I’ve been away for weeks and haven’t seen my grandma since I’ve been back. Step mom texting my fiancé the usual “grandma is fading fast” that we’ve been hearing for years, “her tumours are really aggressive, she’s barely eating, barely talking.” Same stuff as always, maybe she’s a little worse every day.
I guess it’s impossible for them to have known if any of the previous times grandma has been poorly were the real end of her life. But they were all false alarms. Now they want us to take this one seriously, so we are going tomorrow.
My my dad is praying that she will be released from her suffering soon. I’ve been wishing that for a long time now. I’m sad that she may die, sort of. But what hurts me more is that she is taking so long to die, given her surroundings and her loss of everything she loved except 2 sons. I think her passing would be a mercy.
I cant understand why God would allow this woman, who never harmed anyone in her life, was a good person, to suffer as she has, imprisoned in this broken wreck of a body. God, if you’re there, call her home for pity’s sake! Or You’re a holy jerk and You don’t care at all and screw you.

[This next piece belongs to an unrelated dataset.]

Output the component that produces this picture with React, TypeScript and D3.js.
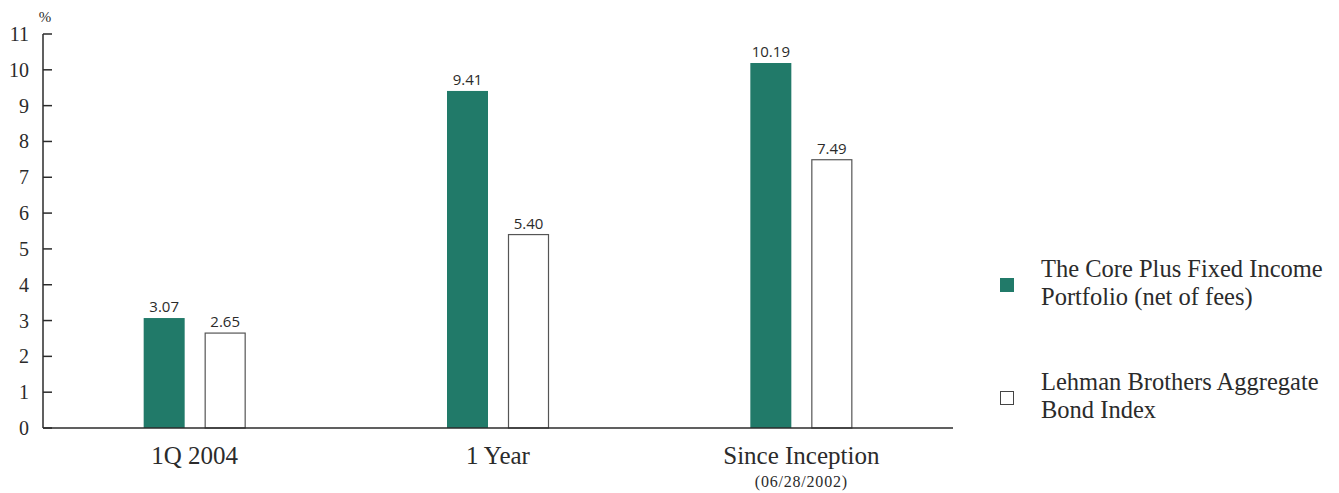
import React, { useEffect, useRef } from 'react';
import * as d3 from 'd3';

const categories = ['1Q 2004', '1 Year', 'Since Inception'];
const subLabels = ['', '', '(06/28/2002)'];
const series = ['The Core Plus Fixed Income Portfolio (net of fees)', 'Lehman Brothers Aggregate Bond Index'];
const portfolio = [3.07, 9.41, 10.19];
const benchmark = [2.65, 5.4, 7.49];
const valueLabels = [['3.07', '9.41', '10.19'], ['2.65', '5.40', '7.49']];
const yTicks = [0, 1, 2, 3, 4, 5, 6, 7, 8, 9, 10, 11];
const legendLines = [
  ['The Core Plus Fixed Income', 'Portfolio (net of fees)'],
  ['Lehman Brothers Aggregate', 'Bond Index'],
];

const GREEN = '#217a69';
const INK = '#2b2b2b';
const SERIF = '"Liberation Serif", "DejaVu Serif", serif';
const SANS = '"Open Sans", "DejaVu Sans", sans-serif';

const width = 1339;
const height = 493;
const margin = { top: 34, left: 43, right: 386, bottom: 65 };

export default function App() {
  const svgRef = useRef<SVGSVGElement>(null);

  useEffect(() => {
    if (!svgRef.current) return;
    const svg = d3.select(svgRef.current);
    svg.selectAll('*').remove();

    const x = d3.scaleBand<string>()
      .domain(categories)
      .range([margin.left, width - margin.right])
      .padding(0);

    const y = d3.scaleLinear()
      .domain([0, 11])
      .range([height - margin.bottom, margin.top]);

    // two bars per group: 41px wide, 20px apart
    const inner = d3.scaleBand<string>()
      .domain(['a', 'b'])
      .range([-51, 51])
      .paddingInner(20 / 61);

    // y axis with inward ticks
    const yAxis = svg.append('g').attr('transform', `translate(${margin.left},0)`);
    yAxis.append('line')
      .attr('x1', 0).attr('x2', 0)
      .attr('y1', y(11)).attr('y2', y(0))
      .attr('stroke', INK).attr('stroke-width', 1.5);
    yAxis.selectAll('line.tick')
      .data(yTicks)
      .join('line')
      .attr('class', 'tick')
      .attr('x1', 0).attr('x2', 9)
      .attr('y1', d => y(d)).attr('y2', d => y(d))
      .attr('stroke', INK).attr('stroke-width', 1.5);
    yAxis.selectAll('text')
      .data(yTicks)
      .join('text')
      .attr('x', -14)
      .attr('y', d => y(d))
      .attr('dy', '0.35em')
      .attr('text-anchor', 'end')
      .attr('font-family', SERIF)
      .attr('font-size', 20)
      .attr('fill', INK)
      .text(d => d);

    svg.append('text')
      .attr('x', 45).attr('y', 22)
      .attr('text-anchor', 'middle')
      .attr('font-family', SERIF)
      .attr('font-size', 15)
      .attr('fill', INK)
      .text('%');

    // bars
    const groups = svg.append('g')
      .selectAll('g')
      .data(categories)
      .join('g')
      .attr('transform', d => `translate(${x(d)! + x.bandwidth() / 2},0)`);

    groups.append('rect')
      .attr('x', inner('a')!)
      .attr('width', inner.bandwidth())
      .attr('y', (_, i) => y(portfolio[i]))
      .attr('height', (_, i) => y(0) - y(portfolio[i]))
      .attr('fill', GREEN);

    groups.append('rect')
      .attr('x', inner('b')! + 0.5)
      .attr('width', inner.bandwidth() - 1)
      .attr('y', (_, i) => y(benchmark[i]))
      .attr('height', (_, i) => y(0) - y(benchmark[i]))
      .attr('fill', '#fff')
      .attr('stroke', '#555')
      .attr('stroke-width', 1.2);

    groups.append('text')
      .attr('x', inner('a')! + inner.bandwidth() / 2)
      .attr('y', (_, i) => y(portfolio[i]) - 6)
      .attr('text-anchor', 'middle')
      .attr('font-family', SANS)
      .attr('font-size', 15)
      .attr('fill', INK)
      .text((_, i) => valueLabels[0][i]);

    groups.append('text')
      .attr('x', inner('b')! + inner.bandwidth() / 2)
      .attr('y', (_, i) => y(benchmark[i]) - 6)
      .attr('text-anchor', 'middle')
      .attr('font-family', SANS)
      .attr('font-size', 15)
      .attr('fill', INK)
      .text((_, i) => valueLabels[1][i]);

    groups.append('text')
      .attr('y', 464)
      .attr('text-anchor', 'middle')
      .attr('font-family', SERIF)
      .attr('font-size', 25)
      .attr('fill', INK)
      .text(d => d);

    groups.append('text')
      .attr('y', 487)
      .attr('text-anchor', 'middle')
      .attr('font-family', SERIF)
      .attr('font-size', 16)
      .attr('letter-spacing', 0.8)
      .attr('fill', INK)
      .text((_, i) => subLabels[i]);

    // x axis baseline
    svg.append('line')
      .attr('x1', margin.left).attr('x2', width - margin.right)
      .attr('y1', y(0)).attr('y2', y(0))
      .attr('stroke', INK).attr('stroke-width', 1.5);

    // legend
    const legend = svg.append('g')
      .selectAll('g')
      .data(series)
      .join('g')
      .attr('transform', (_, i) => `translate(1000,${i === 0 ? 278 : 391})`);

    legend.append('rect')
      .attr('x', (_, i) => (i === 0 ? 0 : 0.5))
      .attr('y', (_, i) => (i === 0 ? 0 : 0.5))
      .attr('width', (_, i) => (i === 0 ? 14 : 13))
      .attr('height', (_, i) => (i === 0 ? 14 : 13))
      .attr('fill', (_, i) => (i === 0 ? GREEN : '#fff'))
      .attr('stroke', (_, i) => (i === 0 ? 'none' : '#444'))
      .attr('stroke-width', 1);

    legend.each(function (_, i) {
      const t = d3.select(this).append('text')
        .attr('font-family', SERIF)
        .attr('font-size', 24.5)
        .attr('fill', INK);
      legendLines[i].forEach((line, j) => {
        t.append('tspan')
          .attr('x', 41)
          .attr('y', -1 + j * 28)
          .text(line);
      });
    });
  }, []);

  return (
    <svg
      ref={svgRef}
      width={width}
      height={height}
      style={{ position: 'absolute', left: 0, top: 0, background: '#fff' }}
    />
  );
}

ALSO, while I’m ranting: if long life is a product of the wondrous advances of modern medicine, I’d say it’s a blessing and a curse. I like fact that ill people can be restored to productive good health. But I do not at all think chasing after longer lives is an inherent good whatsoever. Nice if you’ve got the health, autonomy, and wealth to live with dignity into your 100s. For me, seeing what I’ve seen and reading on this forum, I hope fervently I have a way out before I get so infirm.